Jesse Jackson Jr. Joins Community Leaders, Students & Parents Urging Community to "Stand Up For Public Schools"
MILWAUKEE - National, statewide and local public school advocates today unveiled a 12-point action plan to stop the draining of funds from Milwaukee's public schools, protect the rights of children in all taxpayer funded schools, and make voucher schools accountable to the public.
The plan lays out a series of principles for legislative and administrative action that will form the basis of community efforts to strengthen the public schools by making sure that the public schools are adequately funded and that private and religious schools that receive public money under Milwaukee's voucher program are held to the same high standards of accountability and public reporting as the public schools. This year alone, the voucher program has cost the public schools $22 million.
"Parents and children shouldn't have to check their rights at the door of voucher schools," said People For the American Way Foundation president Carole Shields in announcing the action plan. "and Milwaukee's 100,000 public school children shouldn't see their schools starved for funds to pay for vouchers for a handful of students."

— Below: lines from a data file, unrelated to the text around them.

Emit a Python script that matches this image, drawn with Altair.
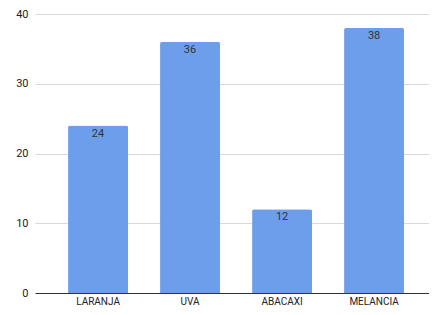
import altair as alt
import pandas as pd

categories = ["LARANJA", "UVA", "ABACAXI", "MELANCIA"]
values = [24, 36, 12, 38]

df = pd.DataFrame({"fruta": categories, "valor": values})

base = alt.Chart(df).encode(
    x=alt.X("fruta:N", sort=categories,
            scale=alt.Scale(paddingInner=0.348, paddingOuter=0.315, align=0.57),
            axis=alt.Axis(title=None, labelAngle=0, ticks=False, domainColor="#333333",
                          labelFont="Roboto", labelFontSize=10, labelColor="#222222",
                          labelPadding=3, grid=False)),
    y=alt.Y("valor:Q", scale=alt.Scale(domain=[0, 40]),
            axis=alt.Axis(title=None, values=[0, 10, 20, 30, 40], ticks=False, domain=False,
                          labelFont="Roboto", labelFontSize=11, labelColor="#222222",
                          labelPadding=7, gridColor="#d9d9d9")),
)

bars = base.mark_bar(color="#6d9eeb", cornerRadiusTopLeft=2, cornerRadiusTopRight=2)
labels = base.mark_text(baseline="top", dy=2, font="Roboto", fontSize=11, color="#333333").encode(
    text="valor:Q")

chart = (bars + labels).properties(
    width=394, height=279,
    autosize=alt.AutoSizeParams(type="none"),
    padding={"left": 27, "top": 6, "right": 0, "bottom": 14},
).configure_view(stroke=None)

chart.save("out.html", embed_options={"renderer": "svg", "actions": False})
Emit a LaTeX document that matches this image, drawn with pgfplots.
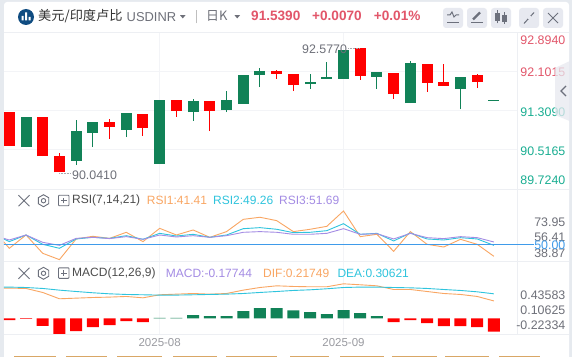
\documentclass[border=0pt]{standalone}
\usepackage{pgfplots}
\usepackage{pgfplotstable}
\usepackage{fontspec}
\pgfplotsset{compat=1.18}
\setmainfont{Liberation Sans}
\newfontfamily\cjk{Noto Sans CJK SC}
\definecolor{cred}{HTML}{FF0000}
\definecolor{cgreen}{HTML}{118257}
\definecolor{lblred}{HTML}{E2566A}
\definecolor{lblgreen}{HTML}{1AAE92}
\definecolor{lblgray}{HTML}{6E7079}
\definecolor{gridc}{HTML}{F3F4F7}
\definecolor{bordc}{HTML}{EDEFF3}
\definecolor{rorange}{HTML}{F9A663}
\definecolor{rcyan}{HTML}{2FC4DD}
\definecolor{rpurple}{HTML}{A48CE4}
\definecolor{rblue}{HTML}{3F9BEA}
\definecolor{iconbg}{HTML}{E7E9F0}
\definecolor{icond}{HTML}{6C707C}
\definecolor{bgout}{HTML}{E6EAEF}
\definecolor{tanc}{HTML}{D9A766}
\definecolor{logoc}{HTML}{0F4C81}
\pgfplotstableread{
x o c h l
0 91.268 90.578 91.268 90.578
2 91.167 90.374 91.167 90.374
3 90.374 90.041 90.435 90.041
6 91.065 90.964 91.126 90.720
8 91.228 90.943 91.228 90.781
10 91.512 91.289 91.512 91.167
12 91.492 91.289 91.492 90.882
16 92.102 92.041 92.122 91.939
17 92.041 91.817 92.041 91.695
21 92.569 92.000 92.577 91.919
23 92.061 91.634 92.061 91.533
25 92.244 91.858 92.244 91.675
26 91.878 91.797 92.244 91.797
28 92.020 91.878 92.041 91.756
}\redcandles
\pgfplotstableread{
x o c h l
1 91.167 90.557 91.167 90.557
4 90.882 90.273 91.106 90.191
5 91.065 90.842 91.065 90.557
7 91.248 90.903 91.248 90.760
9 91.512 90.212 91.512 90.212
11 91.492 91.268 91.533 91.086
13 91.512 91.309 91.695 91.268
14 92.020 91.431 92.020 91.431
15 92.102 92.020 92.162 91.776
18 91.878 91.837 92.041 91.736
19 91.980 91.939 92.284 91.939
20 92.528 91.939 92.528 91.939
22 92.081 91.980 92.081 91.736
24 92.264 91.451 92.305 91.451
27 91.980 91.736 91.980 91.329
29 91.522 91.512 91.522 91.512
}\greencandles
\pgfplotstableread{
x a b c
-1 67.7 62.7 60.8
0 45.4 53.1 55.0
1 60.8 60.8 60.8
2 39.6 50.0 52.3
3 32.3 45.4 48.8
4 56.2 56.2 56.9
5 59.3 58.1 58.1
6 56.9 56.9 56.6
7 63.9 60.0 58.9
8 53.1 55.8 55.8
9 68.5 62.7 60.8
10 60.8 59.6 58.5
11 66.6 61.6 60.0
12 58.1 58.1 58.1
13 64.7 60.8 60.0
14 78.9 68.1 63.9
15 81.3 69.3 64.7
16 77.4 67.4 63.9
17 64.7 63.5 61.6
18 67.4 63.9 61.6
19 70.8 65.8 62.7
20 88.6 73.9 68.1
21 58.9 61.6 61.6
22 61.6 62.7 62.3
23 41.9 53.9 56.2
24 64.7 63.1 62.7
25 50.0 56.2 57.7
26 46.9 55.0 56.6
27 55.8 57.7 58.9
28 50.0 56.2 57.7
29 36.1 48.8 52.7
}\rsitable
\pgfplotstableread{
x dif dea
-1 .377 .390
0 .377 .390
1 .373 .385
2 .323 .373
3 .244 .352
4 .252 .335
5 .260 .319
6 .265 .306
7 .273 .298
8 .256 .294
9 .294 .290
10 .302 .290
11 .310 .294
12 .302 .298
13 .310 .302
14 .352 .310
15 .385 .323
16 .406 .335
17 .398 .348
18 .394 .356
19 .394 .369
20 .431 .385
21 .419 .390
22 .406 .390
23 .360 .385
24 .360 .381
25 .335 .373
26 .310 .360
27 .298 .348
28 .273 .331
29 .217 .306
}\macdlines
\pgfplotstableread{
x v
0 -0.023
1 -0.006
2 -0.094
3 -0.196
4 -0.160
5 -0.110
6 -0.085
7 -0.035
8 -0.048
23 -0.048
24 -0.023
25 -0.060
26 -0.098
27 -0.098
28 -0.110
29 -0.165
}\histred
\pgfplotstableread{
x v
9 0.006
10 0.006
11 0.040
12 0.027
13 0.027
14 0.090
15 0.127
16 0.127
17 0.100
18 0.077
19 0.052
20 0.102
21 0.065
22 0.027
}\histgreen
\pgfplotsset{panel/.style={
  scale only axis, anchor=south west, width=513.3pt,
  xmin=-0.317, xmax=30.4, clip=true,
  axis line style={draw=none}, tick style={draw=none},
  xtick={9,20}, xticklabels={}, ymajorgrids, xmajorgrids,
  grid style={gridc, line width=0.9pt},
  yticklabels={},
}}
\newcommand{\rlab}[3]{\node[anchor=east,font=\fontsize{12.4}{14}\selectfont,text=#3,inner sep=0] at (565.5pt,#1pt) {#2};}
\begin{document}
\begin{tikzpicture}[x=1pt,y=1pt]
\useasboundingbox (0,0) rectangle (572,357);
\fill[bgout] (0,0) rectangle (572,357);
\fill[white,rounded corners=3pt] (4,-5) rectangle (569,355);
% price panel
\begin{axis}[panel, at={(4pt,169pt)}, height=156pt, ymin=89.724, ymax=92.894,
  ytick={90.5165,91.309,92.1015}]
\addplot[draw=none, forget plot, error bars/.cd, y dir=plus, y explicit, error mark=none,
  error bar style={cred, line width=1pt}] table[x=x,y=l,y error plus expr=\thisrow{h}-\thisrow{l},y error minus expr=0] {\redcandles};
\addplot[draw=none, forget plot, error bars/.cd, y dir=plus, y explicit, error mark=none,
  error bar style={cred, line width=11pt}] table[x=x,y=c,y error plus expr=\thisrow{o}-\thisrow{c},y error minus expr=0] {\redcandles};
\addplot[draw=none, forget plot, error bars/.cd, y dir=plus, y explicit, error mark=none,
  error bar style={cgreen, line width=1pt}] table[x=x,y=l,y error plus expr=\thisrow{h}-\thisrow{l},y error minus expr=0] {\greencandles};
\addplot[draw=none, forget plot, error bars/.cd, y dir=plus, y explicit, error mark=none,
  error bar style={cgreen, line width=11pt}] table[x=x,y=c,y error plus expr=\thisrow{o}-\thisrow{c},y error minus expr=0] {\greencandles};
\end{axis}
% RSI panel
\begin{axis}[panel, at={(4pt,96pt)}, height=72pt, ymin=30.7, ymax=114, ytick=\empty]
\addplot[rorange, line width=0.9pt] table[x=x,y=a] {\rsitable};
\addplot[rcyan, line width=0.9pt] table[x=x,y=b] {\rsitable};
\addplot[rpurple, line width=0.9pt] table[x=x,y=c] {\rsitable};
\addplot[rblue, line width=0.9pt] coordinates {(-1,50) (31,50)};
\end{axis}
% MACD panel
\begin{axis}[panel, at={(4pt,23pt)}, height=73pt, ymin=-0.196, ymax=0.716, ytick=\empty,
  xticklabels={2025-08,2025-09}, xticklabel style={text=lblgray!70, font=\fontsize{11.5}{13}\selectfont, inner sep=0, yshift=-3pt},
  typeset ticklabels with strut]
\addplot[ybar, bar width=12pt, bar shift=0pt, fill=cred, draw=none] table[x=x,y=v] {\histred};
\addplot[ybar, bar width=12pt, bar shift=0pt, fill=cgreen, draw=none] table[x=x,y=v] {\histgreen};
\addplot[rorange, line width=0.9pt] table[x=x,y=dif] {\macdlines};
\addplot[rcyan, line width=0.9pt] table[x=x,y=dea] {\macdlines};
\end{axis}
% structural lines
\draw[bordc, line width=0.9pt] (4,325) -- (569,325);
\draw[bordc, line width=0.9pt] (4,168) -- (569,168);
\draw[bordc, line width=0.9pt] (4,96) -- (569,96);
\draw[bordc, line width=0.9pt] (4,23) -- (569,23);
\draw[bordc, line width=0.9pt] (517.3,23) -- (517.3,325);
\draw[rblue, line width=0.9pt] (517.3,112.7) -- (534,112.7);
% price labels
\rlab{316.3}{92.8940}{lblred}
\rlab{284.7}{92.1015}{lblred}
\rlab{244.3}{91.3090}{lblgreen}
\rlab{205.5}{90.5165}{lblgreen}
\rlab{177}{89.7240}{lblgreen}
\rlab{134.3}{73.95}{lblgray}
\rlab{120}{56.41}{lblgray}
\rlab{104}{38.87}{lblgray}
\rlab{112}{50.00}{rblue}
\rlab{61.7}{0.43583}{lblgray}
\rlab{46.3}{0.10625}{lblgray}
\rlab{31.3}{-0.22334}{lblgray}
% high and low annotations
\node[anchor=west,inner sep=0,font=\fontsize{12.4}{14}\selectfont,text=lblgray] at (72,181.5) {90.0410};
\node[anchor=west,inner sep=0,font=\fontsize{12.4}{14}\selectfont,text=lblgray] at (302,307.3) {92.5770};
\draw[lblgray!60,line width=0.5pt,densely dotted] (59,183.5) -- (70,183.5);
\draw[lblgray!60,line width=0.5pt,densely dotted] (348,309) -- (360,309);
% header
\fill[logoc] (26,340) circle (8);
\fill[white] (21.5,336.5) rectangle (23.5,341) (25,336.5) rectangle (27,344.5) (28.5,336.5) rectangle (30.5,340);
\node[anchor=west,inner sep=0,font=\cjk\fontsize{13.2}{15}\selectfont,text=black!80] at (38,341) {美元/印度卢比};
\node[anchor=west,inner sep=0,font=\fontsize{12.9}{15}\selectfont,text=lblgray] at (126.5,340) {USDINR};
\fill[lblgray] (180,341.8) -- (185.5,341.8) -- (182.75,338.6) -- cycle;
\draw[gray!50,line width=0.6pt] (196.3,333.5) -- (196.3,346.5);
\node[anchor=west,inner sep=0,font=\cjk\fontsize{12.9}{15}\selectfont,text=lblgray] at (206,341) {日K};
\fill[lblgray] (234.5,341.8) -- (240,341.8) -- (237.25,338.6) -- cycle;
\node[anchor=west,inner sep=0,font=\bfseries\fontsize{13.6}{15}\selectfont,text=lblred] at (251,341) {91.5390};
\node[anchor=west,inner sep=0,font=\bfseries\fontsize{13.6}{15}\selectfont,text=lblred] at (312,341) {+0.0070};
\node[anchor=west,inner sep=0,font=\bfseries\fontsize{13.6}{15}\selectfont,text=lblred] at (373.7,341) {+0.01\%};
% toolbar buttons
\foreach \a in {443,467,491,519,543} \fill[iconbg,rounded corners=3pt] (\a,329) rectangle (\a+20,349);
\draw[icond,line width=1pt] (447,342) -- (450,342) -- (452,345) -- (454,340) -- (456,342) -- (459,342);
\draw[icond,line width=1pt] (447,334.5) -- (459,334.5);
\draw[icond,line width=2.4pt] (473,337.5) -- (480,344.5);
\draw[icond,line width=1pt] (471,334.5) -- (483,334.5);
\fill[icond] (495,336) rectangle (500,344);
\draw[icond,line width=0.8pt] (497.5,333.5) -- (497.5,346.5);
\fill[icond] (502,335) rectangle (507,342);
\draw[icond,line width=0.8pt] (504.5,333) -- (504.5,344.5);
\draw[icond,line width=1pt] (524,333.5) -- (534,344.5);
\fill[iconbg] (527.5,337.5) rectangle (530.5,340.5);
\draw[icond,line width=1pt] (548,334) -- (558,344) (548,344) -- (558,334);
% side tab
\fill[iconbg,opacity=0.75] (572,297) -- (555,289) -- (555,242) -- (572,235) -- cycle;
\draw[icond,line width=1.1pt] (566,271) -- (561,266) -- (566,261);
% panel icons
\foreach \yy in {156.3,83.7} {
  \draw[icond,line width=0.9pt] (18.5,\yy-5.5) -- (29.5,\yy+5.5) (18.5,\yy+5.5) -- (29.5,\yy-5.5);
  \draw[icond,line width=0.9pt] (43.5,\yy+6) -- (48.7,\yy+3) -- (48.7,\yy-3) -- (43.5,\yy-6) -- (38.3,\yy-3) -- (38.3,\yy+3) -- cycle;
  \draw[icond,line width=0.9pt] (43.5,\yy) circle (2.2);
  \draw[icond,line width=0.9pt,rounded corners=0.8pt] (58.5,\yy-5) rectangle (69,\yy+5.5);
  \draw[icond,line width=0.9pt] (61,\yy+0.2) -- (66.5,\yy+0.2) (63.75,\yy-2.6) -- (63.75,\yy+3);
}
\def\F{\fontsize{12}{14}\selectfont}
\node[anchor=west,inner sep=0,font=\F,text=black!70] at (72,156.3) {RSI(7,14,21)};
\node[anchor=west,inner sep=0,font=\F,text=rorange] at (146.7,156.3) {RSI1:41.41};
\node[anchor=west,inner sep=0,font=\F,text=rcyan] at (213,156.3) {RSI2:49.26};
\node[anchor=west,inner sep=0,font=\F,text=rpurple] at (279,156.3) {RSI3:51.69};
\node[anchor=west,inner sep=0,font=\F,text=black!70] at (72,83.7) {MACD(12,26,9)};
\node[anchor=west,inner sep=0,font=\F,text=rpurple] at (165.7,83.7) {MACD:-0.17744};
\node[anchor=west,inner sep=0,font=\F,text=rorange] at (263,83.7) {DIF:0.21749};
\node[anchor=west,inner sep=0,font=\F,text=rcyan] at (337.3,83.7) {DEA:0.30621};
% bottom strip
\foreach \a/\b in {14/56,66/107,117/162,173/217,226/277,290/329,340/384,392/437,445/489,499/540}
  \draw[tanc,line width=1.2pt] (\a,0.6) -- (\b,0.6);
\end{tikzpicture}
\end{document}
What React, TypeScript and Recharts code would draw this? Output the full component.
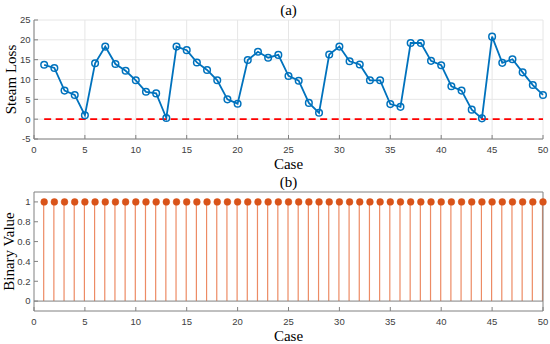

The plan calls for immediate action to eliminate the artificially imposed cap on SAGE schools that has denied thousands of Milwaukee's neediest school children access to this important and effective program. SAGE is a successful state program that reduces class size in low-income schools
"Milwaukee's children should have the same chance to succeed as children in the rest of Wisconsin," said Shields. "Eliminating this restriction is one way to start helping thousands of children right away."
The announcement came as People For the American Way Foundation and the NAACP kicked off a day of workshops and rallies at Mt. Zion Baptist Church. The event was organized as part of a national campaign in support of public schools and in the wake of the recent U.S. Supreme Court decision not to hear the Milwaukee case.
"Vouchers take money from public school students, give it to private schools and abandon most of our children in the process," said Felmers O. Chaney of the NAACP "Our focus should be on making all of our public schools the best they can be."
Local school children also got involved in the day long event. Milwaukee students organized and planned their own workshop focused on creating their own 'action plan' in support of their public schools.
Other speakers included: Rev. Louis Sibley, III of Mt. Zion Baptist Church; Rev. Dr. Rolen L. Womack, Jr. of the Progressive Baptist Church; Wisconsin State Legislators Spencer Coggs and Gary R. George; Roxanne Starks, president of the Milwaukee City Council of PTAs; Rev. Timothy McDonald of the First Iconium Baptist Church of Atlanta, Georgia and other members of the African American Ministers Leadership Council.